STATED EXERCISE: Start at the line where "Emit a web page" appears and end at the line where "const yTicks = [20, 25, 30, 35, 40, 45];" appears; repeat those lines exactly, both ends included, leaving pictures behind.

AVAILABLE RECORDS:
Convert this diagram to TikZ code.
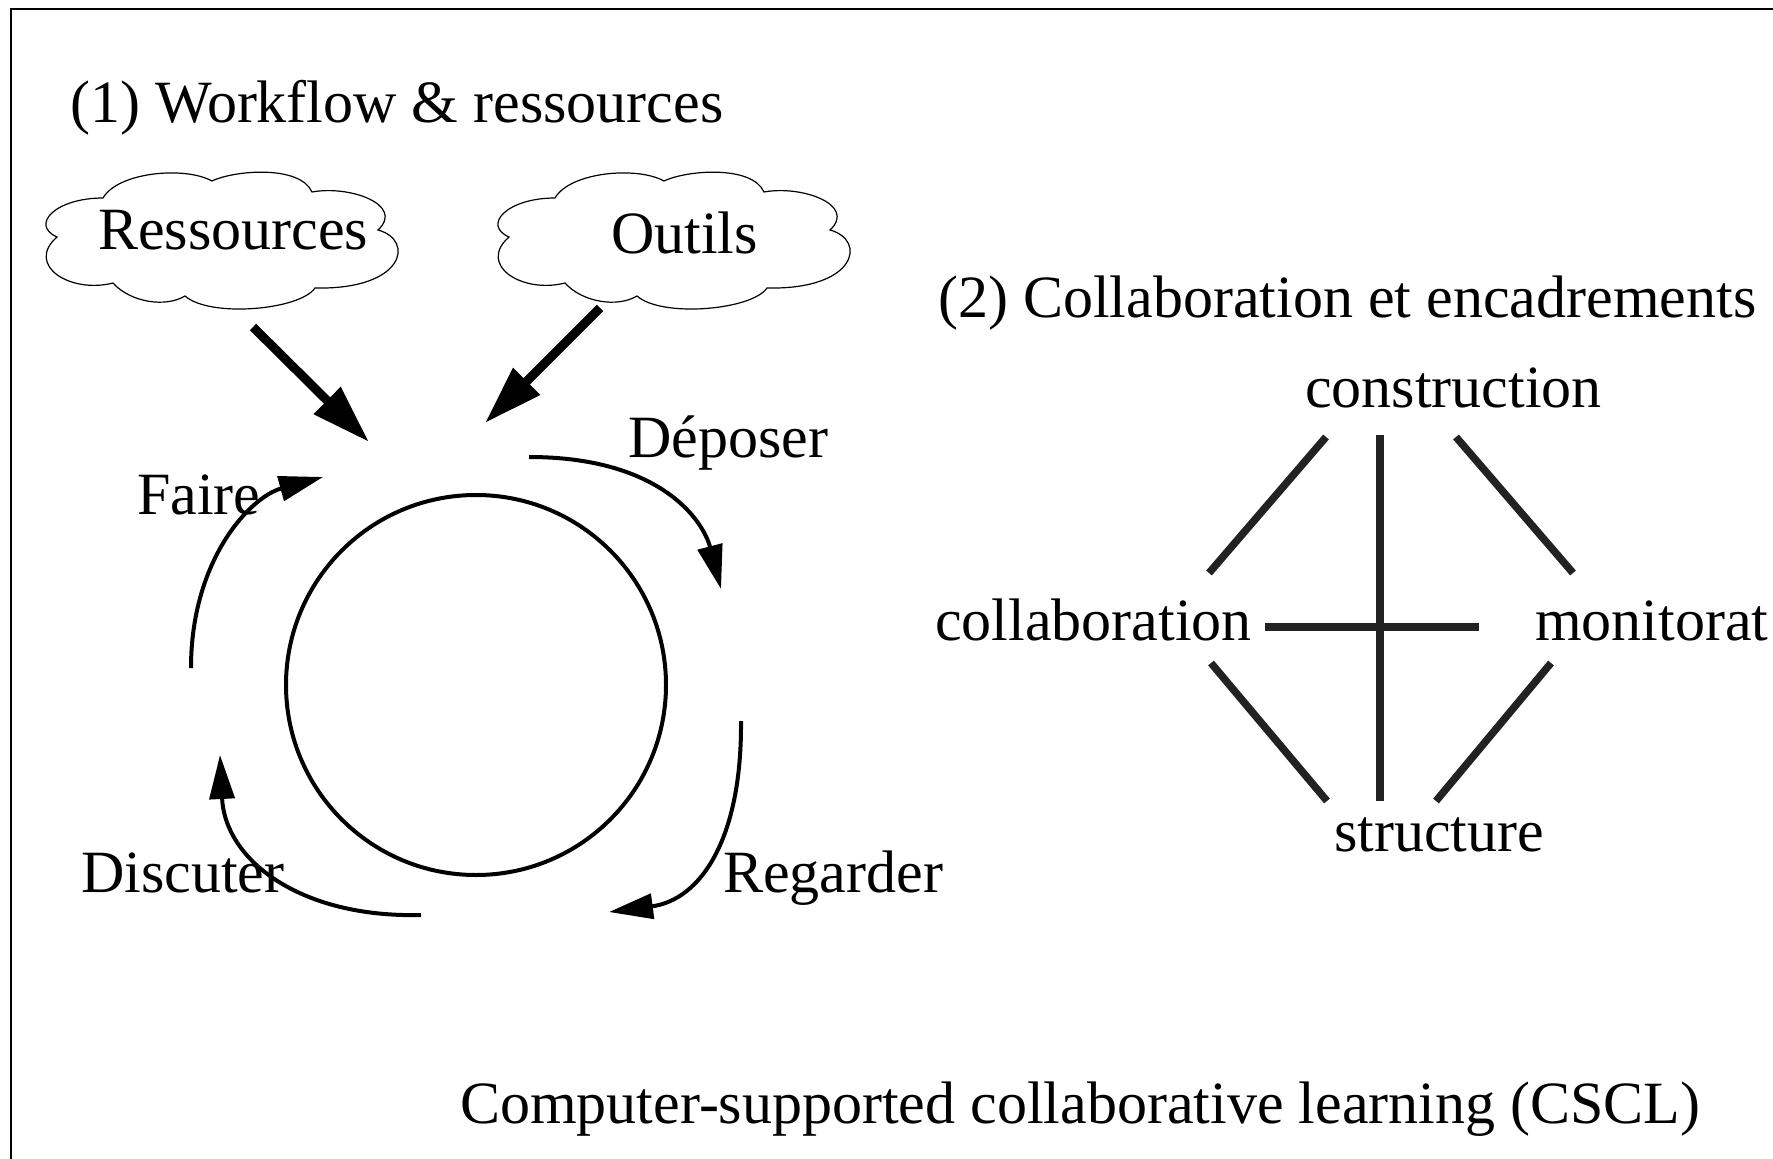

* * *

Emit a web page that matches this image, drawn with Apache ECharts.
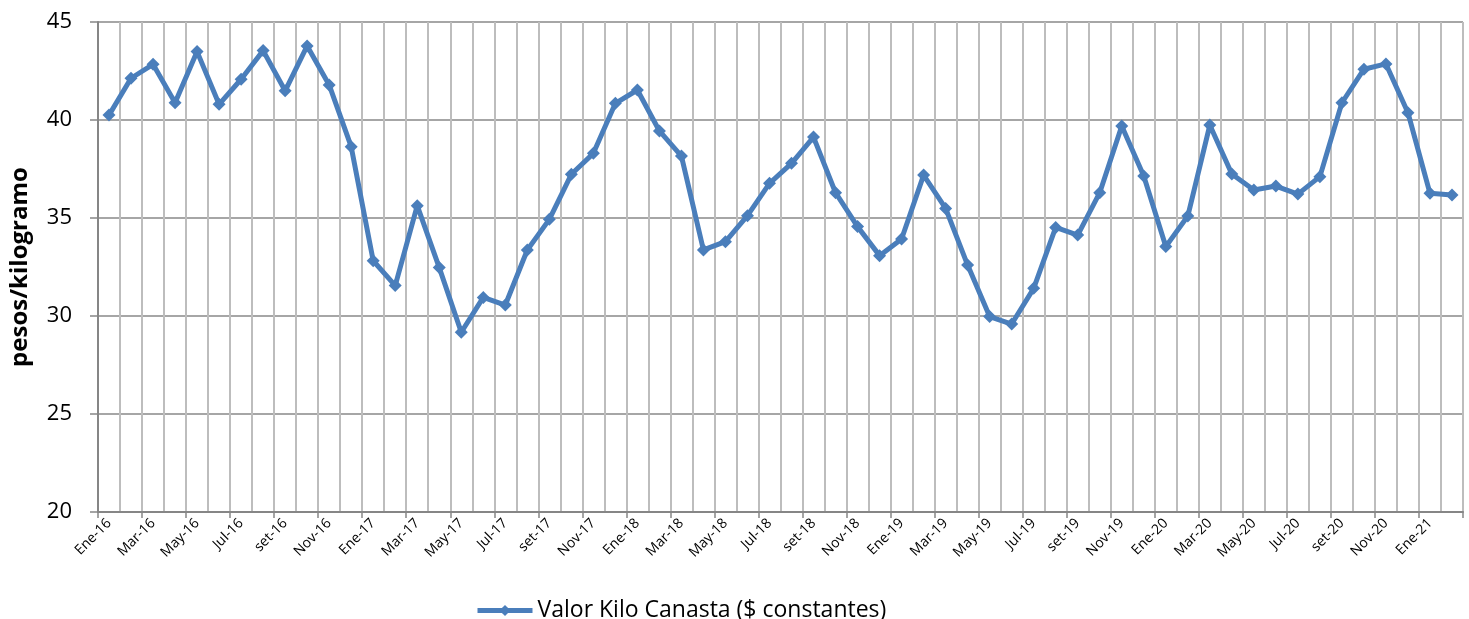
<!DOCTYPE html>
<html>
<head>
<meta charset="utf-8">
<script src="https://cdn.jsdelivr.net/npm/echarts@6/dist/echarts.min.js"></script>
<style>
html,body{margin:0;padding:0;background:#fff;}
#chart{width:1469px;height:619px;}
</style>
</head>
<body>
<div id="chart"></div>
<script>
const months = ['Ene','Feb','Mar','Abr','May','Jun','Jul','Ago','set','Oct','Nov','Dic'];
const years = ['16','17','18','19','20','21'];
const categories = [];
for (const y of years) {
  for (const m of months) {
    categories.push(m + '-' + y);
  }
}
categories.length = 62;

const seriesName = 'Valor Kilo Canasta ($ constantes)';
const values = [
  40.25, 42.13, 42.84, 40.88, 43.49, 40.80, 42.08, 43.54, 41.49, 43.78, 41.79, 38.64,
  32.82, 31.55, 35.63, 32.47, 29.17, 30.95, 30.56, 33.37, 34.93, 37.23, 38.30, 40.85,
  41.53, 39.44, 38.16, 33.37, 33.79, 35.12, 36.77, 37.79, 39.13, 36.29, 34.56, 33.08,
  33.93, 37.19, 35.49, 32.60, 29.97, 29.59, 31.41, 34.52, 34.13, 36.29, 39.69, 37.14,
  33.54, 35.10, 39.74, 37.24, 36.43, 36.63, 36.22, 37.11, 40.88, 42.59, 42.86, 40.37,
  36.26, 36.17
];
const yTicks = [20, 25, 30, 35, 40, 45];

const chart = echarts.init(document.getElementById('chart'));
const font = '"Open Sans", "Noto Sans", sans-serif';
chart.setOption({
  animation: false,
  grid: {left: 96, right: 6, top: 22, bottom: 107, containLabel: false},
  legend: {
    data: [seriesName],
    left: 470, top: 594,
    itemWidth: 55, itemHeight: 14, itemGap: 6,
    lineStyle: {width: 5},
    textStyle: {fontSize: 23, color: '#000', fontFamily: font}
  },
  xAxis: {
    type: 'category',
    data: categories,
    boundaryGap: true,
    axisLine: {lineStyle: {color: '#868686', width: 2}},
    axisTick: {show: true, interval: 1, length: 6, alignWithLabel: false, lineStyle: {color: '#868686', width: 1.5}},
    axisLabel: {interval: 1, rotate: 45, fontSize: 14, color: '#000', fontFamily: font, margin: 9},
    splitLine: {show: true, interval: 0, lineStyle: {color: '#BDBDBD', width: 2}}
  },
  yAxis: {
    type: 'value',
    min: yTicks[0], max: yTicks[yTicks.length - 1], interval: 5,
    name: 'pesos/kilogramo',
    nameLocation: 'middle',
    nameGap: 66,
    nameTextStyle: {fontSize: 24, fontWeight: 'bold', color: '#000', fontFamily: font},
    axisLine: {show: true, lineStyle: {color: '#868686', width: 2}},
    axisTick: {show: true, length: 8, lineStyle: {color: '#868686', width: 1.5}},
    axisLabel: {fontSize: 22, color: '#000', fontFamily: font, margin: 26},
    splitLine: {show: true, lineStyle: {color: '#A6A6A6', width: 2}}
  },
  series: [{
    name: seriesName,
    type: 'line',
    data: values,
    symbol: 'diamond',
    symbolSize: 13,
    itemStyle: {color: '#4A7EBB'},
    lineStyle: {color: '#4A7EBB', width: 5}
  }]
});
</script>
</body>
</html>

SOLUTION TO THIS PROBLEM:
Emit a web page that matches this image, drawn with Apache ECharts.
<!DOCTYPE html>
<html>
<head>
<meta charset="utf-8">
<script src="https://cdn.jsdelivr.net/npm/echarts@6/dist/echarts.min.js"></script>
<style>
html,body{margin:0;padding:0;background:#fff;}
#chart{width:1469px;height:619px;}
</style>
</head>
<body>
<div id="chart"></div>
<script>
const months = ['Ene','Feb','Mar','Abr','May','Jun','Jul','Ago','set','Oct','Nov','Dic'];
const years = ['16','17','18','19','20','21'];
const categories = [];
for (const y of years) {
  for (const m of months) {
    categories.push(m + '-' + y);
  }
}
categories.length = 62;

const seriesName = 'Valor Kilo Canasta ($ constantes)';
const values = [
  40.25, 42.13, 42.84, 40.88, 43.49, 40.80, 42.08, 43.54, 41.49, 43.78, 41.79, 38.64,
  32.82, 31.55, 35.63, 32.47, 29.17, 30.95, 30.56, 33.37, 34.93, 37.23, 38.30, 40.85,
  41.53, 39.44, 38.16, 33.37, 33.79, 35.12, 36.77, 37.79, 39.13, 36.29, 34.56, 33.08,
  33.93, 37.19, 35.49, 32.60, 29.97, 29.59, 31.41, 34.52, 34.13, 36.29, 39.69, 37.14,
  33.54, 35.10, 39.74, 37.24, 36.43, 36.63, 36.22, 37.11, 40.88, 42.59, 42.86, 40.37,
  36.26, 36.17
];
const yTicks = [20, 25, 30, 35, 40, 45];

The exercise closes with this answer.